Noites Brancas - Fiódor Dostoiévski

"Oh, Nástienhka, Nástienhka - pensei -, as coisas que tu disseste com essa palavra! Há momentos em que um amor como este arrefece o coração e pesa na alma. A tua mão está fria e a minha arde como fogo. Como és cega, Nástienhka! Como é insuportável ser-se feliz em certos momentos! Mas, apesar de tudo, não posso zangar-me contigo!"
'Noites Brancas', Fiódor Dostoiévski

Há algo mágico na primeira vez que lemos um autor que sentimos que nos vai dizer muito, e foi essa faísca literária que se deu no meu primeiro contacto com Dostoiévski. Apesar de ser uma obra muito pequena mostra uma alma gigante na forma como acompanha as emoções do protagonista e narrador anónimo pelas noites brancas e igualmente mágicas de São Petersburgo, pelas suas esperanças e desilusões de amor.

Cruza-se com Nástienhka numa destas noites brancas típicas da cidade russa. Partilham histórias de vida, amores e desamores, e juram nunca se voltar a separar agora que encontraram a amizade. No peito do narrador, porém, vai crescendo um amor não correspondido que transforma a narração quase totalmente construída em diálogo, inicialmente leve, numa tragédia iminente de culpa, dor e desilusão.

A desilusão é expectável, ainda que não desejável, por nós leitores que acompanhamos o relato na primeira pessoa deste homem cujo único erro foi deixar-se apaixonar perdidamente por uma mulher perdidamente apaixonada por outro homem.

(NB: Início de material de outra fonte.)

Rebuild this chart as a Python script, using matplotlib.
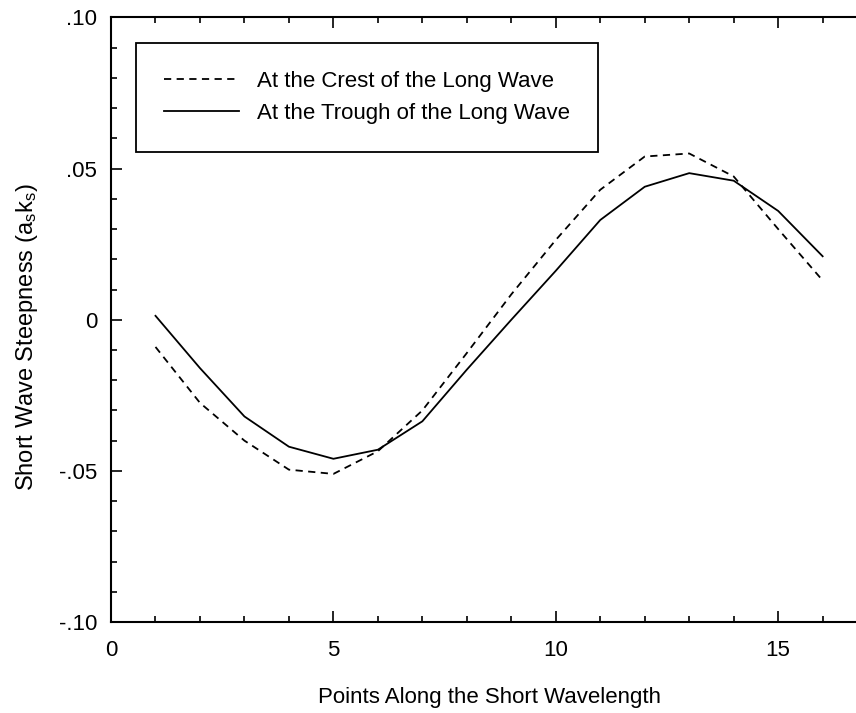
import matplotlib.pyplot as plt
import numpy as np
from matplotlib.ticker import MultipleLocator, FixedLocator, FixedFormatter

plt.rcParams['font.family'] = ['Liberation Sans', 'DejaVu Sans']
plt.rcParams['mathtext.fontset'] = 'custom'
plt.rcParams['mathtext.rm'] = 'Liberation Sans'
plt.rcParams['mathtext.it'] = 'Liberation Sans'

# points along the short wavelength
points = [1, 2, 3, 4, 5, 6, 7, 8, 9, 10, 11, 12, 13, 14, 15, 16]
# short wave steepness at the crest / trough of the long wave
crest = [-0.009, -0.0275, -0.040, -0.0496, -0.051, -0.0435, -0.030, -0.011,
         0.0084, 0.0264, 0.043, 0.054, 0.055, 0.0474, 0.030, 0.013]
trough = [0.0013, -0.016, -0.032, -0.042, -0.046, -0.043, -0.0336, -0.0165,
          0.0, 0.0162, 0.033, 0.044, 0.0485, 0.046, 0.036, 0.021]

ytick_vals = [-0.10, -0.05, 0.0, 0.05, 0.10]
ytick_labels = ['-.10', '-.05', '0', '.05', '.10']

fig = plt.figure(figsize=(8.56, 7.13), dpi=100)
ax = fig.add_axes([0.1297, 0.1276, 0.8703, 0.8479])

ax.plot(points, crest, color='black', lw=1.3, linestyle=(0, (4, 3)),
        label='At the Crest of the Long Wave')
ax.plot(points, trough, color='black', lw=1.3,
        label='At the Trough of the Long Wave')

ax.set_xlim(0, 16.75)
ax.set_ylim(-0.10, 0.10)

ax.xaxis.set_major_locator(FixedLocator([0, 5, 10, 15]))
ax.xaxis.set_minor_locator(MultipleLocator(1))
ax.yaxis.set_major_locator(FixedLocator(ytick_vals))
ax.yaxis.set_major_formatter(FixedFormatter(ytick_labels))
ax.yaxis.set_minor_locator(MultipleLocator(0.01))

ax.spines['right'].set_visible(False)
for s in ['left', 'top', 'bottom']:
    ax.spines[s].set_linewidth(1.5)

ax.tick_params(which='both', direction='in', top=True, right=False,
               width=1.2, labelsize=16)
ax.tick_params(which='major', length=8)
ax.tick_params(which='minor', length=4)
ax.tick_params(axis='x', pad=13)
ax.tick_params(axis='y', pad=10)

fig.text(489.5 / 856, 1 - 697 / 713, 'Points Along the Short Wavelength',
         fontsize=16, ha='center', va='center')
fig.text(27 / 856, 1 - 337 / 713,
         'Short Wave Steepness (a$_\\mathregular{s}$k$_\\mathregular{s}$)',
         fontsize=17, ha='center', va='center', rotation=90)

leg = ax.legend(loc='upper left', bbox_to_anchor=(0.0336, 0.958),
                borderaxespad=0, fontsize=16, handlelength=3.4,
                handletextpad=0.8, borderpad=1.25, labelspacing=0.5,
                fancybox=False, framealpha=1, edgecolor='black')
leg.get_frame().set_linewidth(1.3)

plt.savefig('out.png', dpi=100)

A história de Nástienhka é emotiva do início ao fim, entendemos a sua paixão avassaladora e queremos que ela seja feliz no fim de tudo, seja com que homem for. E ao mesmo tempo sofremos com ele, queremos que seja ele o escolhido para esse destino eterno.

Ela espera por um homem que aparentemente nunca virá, o que nos dá - e ao protagonista - a esperança de um dia poder ser ele a levá-la dali e a fazê-la feliz, e de que ela se apaixone por ele em lugar de pelo outro que nunca mais chega. Dostoiévski constrói esta reflexão muito íntima em discurso directo e indirecto, tanto no diálogo entre os dois como nos pensamentos intensos e apaixonados do narrador, que nos colocam constantemente do seu lado.

E faz-nos também apaixonar pelas noites brancas de São Petersburgo, pela sua escrita magistralmente subtil e provocante dos sentimentos que deseja passar ao leitor. É um conto sobre a vida, o encontro de dois transeuntes com histórias para ouvir e contar e sobretudo de duas almas que se entrelaçam em várias noites mágicas e que transformam a existência um do outro para sempre.